One example is Clever, a San Francisco-based startup that now connects 20,000 schools in the United States with about 100 educational software and app developers. Rather than attempt a comprehensive solution to all the data-related challenges those districts and vendors face, said CEO Tyler Bosmeny, his company aims only to perform a single, narrow function involving a very limited slice of student information.
“Clever makes it easier for schools to create and manage student accounts for all the different learning software they use,” he said, and the only data exchanged between schools and vendors are class rosters.

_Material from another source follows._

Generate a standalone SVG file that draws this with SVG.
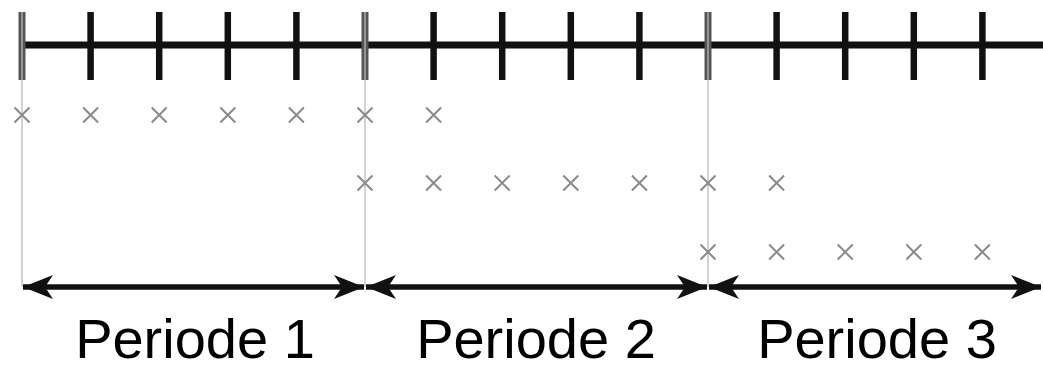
<svg xmlns="http://www.w3.org/2000/svg" width="1043" height="371" viewBox="0 0 1043 371">
<style>
.axis{stroke:#111;stroke-width:7;fill:none}
.tick{stroke:#111;stroke-width:6.5;fill:none}
.btick{stroke:#555;stroke-width:7;fill:none}
.btick-in{stroke:#aaa;stroke-width:1.5;fill:none}
.guide{stroke:#c4c4c4;stroke-width:1.5;fill:none}
.x{stroke:#8a8a8a;stroke-width:2;fill:none}
.arrow{stroke:#111;stroke-width:5.5;fill:none;marker-start:url(#ah);marker-end:url(#ah)}
.lbl{font-family:"Liberation Sans",Arial,sans-serif;font-size:56px;fill:#000;text-anchor:middle}
</style>
<defs>
<marker id="ah" markerUnits="userSpaceOnUse" viewBox="-32 -14 34 28" refX="0" refY="0" markerWidth="34" markerHeight="28" orient="auto-start-reverse">
<path d="M0,0 L-30,-12 L-22,0 L-30,12 Z" fill="#111"/>
</marker>
<path id="cx" d="M-7.5,-7.5 L7.5,7.5 M-7.5,7.5 L7.5,-7.5"/>
</defs>
<g id="connectors">
<line class="guide" x1="22" y1="80" x2="22" y2="287"/>
<line class="guide" x1="365" y1="80" x2="365" y2="287"/>
<line class="guide" x1="708" y1="80" x2="708" y2="287"/>
<line class="arrow" x1="23" y1="287" x2="364" y2="287"/>
<line class="arrow" x1="366" y1="287" x2="707" y2="287"/>
<line class="arrow" x1="709" y1="287" x2="1041" y2="287"/>
</g>
<g id="timeline">
<line class="axis" x1="22" y1="45" x2="1043" y2="45"/>
<line class="tick" x1="90.6" y1="12" x2="90.6" y2="80"/>
<line class="tick" x1="159.2" y1="12" x2="159.2" y2="80"/>
<line class="tick" x1="227.8" y1="12" x2="227.8" y2="80"/>
<line class="tick" x1="296.4" y1="12" x2="296.4" y2="80"/>
<line class="tick" x1="433.6" y1="12" x2="433.6" y2="80"/>
<line class="tick" x1="502.2" y1="12" x2="502.2" y2="80"/>
<line class="tick" x1="570.8" y1="12" x2="570.8" y2="80"/>
<line class="tick" x1="639.4" y1="12" x2="639.4" y2="80"/>
<line class="tick" x1="776.6" y1="12" x2="776.6" y2="80"/>
<line class="tick" x1="845.2" y1="12" x2="845.2" y2="80"/>
<line class="tick" x1="913.8" y1="12" x2="913.8" y2="80"/>
<line class="tick" x1="982.4" y1="12" x2="982.4" y2="80"/>
<line class="btick" x1="22" y1="12" x2="22" y2="80"/>
<line class="btick-in" x1="22" y1="12" x2="22" y2="80"/>
<line class="btick" x1="365" y1="12" x2="365" y2="80"/>
<line class="btick-in" x1="365" y1="12" x2="365" y2="80"/>
<line class="btick" x1="708" y1="12" x2="708" y2="80"/>
<line class="btick-in" x1="708" y1="12" x2="708" y2="80"/>
</g>
<g id="row1">
<use href="#cx" class="x" x="22" y="115"/>
<use href="#cx" class="x" x="90.6" y="115"/>
<use href="#cx" class="x" x="159.2" y="115"/>
<use href="#cx" class="x" x="227.8" y="115"/>
<use href="#cx" class="x" x="296.4" y="115"/>
<use href="#cx" class="x" x="365" y="115"/>
<use href="#cx" class="x" x="433.6" y="115"/>
</g>
<g id="row2">
<use href="#cx" class="x" x="365" y="183"/>
<use href="#cx" class="x" x="433.6" y="183"/>
<use href="#cx" class="x" x="502.2" y="183"/>
<use href="#cx" class="x" x="570.8" y="183"/>
<use href="#cx" class="x" x="639.4" y="183"/>
<use href="#cx" class="x" x="708" y="183"/>
<use href="#cx" class="x" x="776.6" y="183"/>
</g>
<g id="row3">
<use href="#cx" class="x" x="708" y="252"/>
<use href="#cx" class="x" x="776.6" y="252"/>
<use href="#cx" class="x" x="845.2" y="252"/>
<use href="#cx" class="x" x="913.8" y="252"/>
<use href="#cx" class="x" x="982.4" y="252"/>
</g>
<g id="periode1"><text class="lbl" x="195" y="358">Periode 1</text></g>
<g id="periode2"><text class="lbl" x="536" y="358">Periode 2</text></g>
<g id="periode3"><text class="lbl" x="877" y="358">Periode 3</text></g>
</svg>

Clever itself does not store or warehouse any of that information, Mr. Bosmeny stressed, adding pointedly that “we are literally nothing like inBloom.”
Other groups are attempting to fix other pieces of the problem, or are offering more comprehensive solutions that are geared only toward their own products and partners.
Mr. Levin of SETDA called it ironic that parents and advocates’ fight to take down inBloom will likely open the door for more private, for-profit players to control how student information is stored, accessed, and shared.
But Ms. Haimson, the New York City activist, said the battle over inBloom was just the first in what promises to be a much larger fight over the growth of data-mining technologies and “personalized learning” efforts in public schools.
“Parents want to limit access to personal data, not facilitate it,” Ms. Haimson said.
“I was unaware of the scope of the problem before inBloom popped up, but I know my involvement in this issue is going to continue.”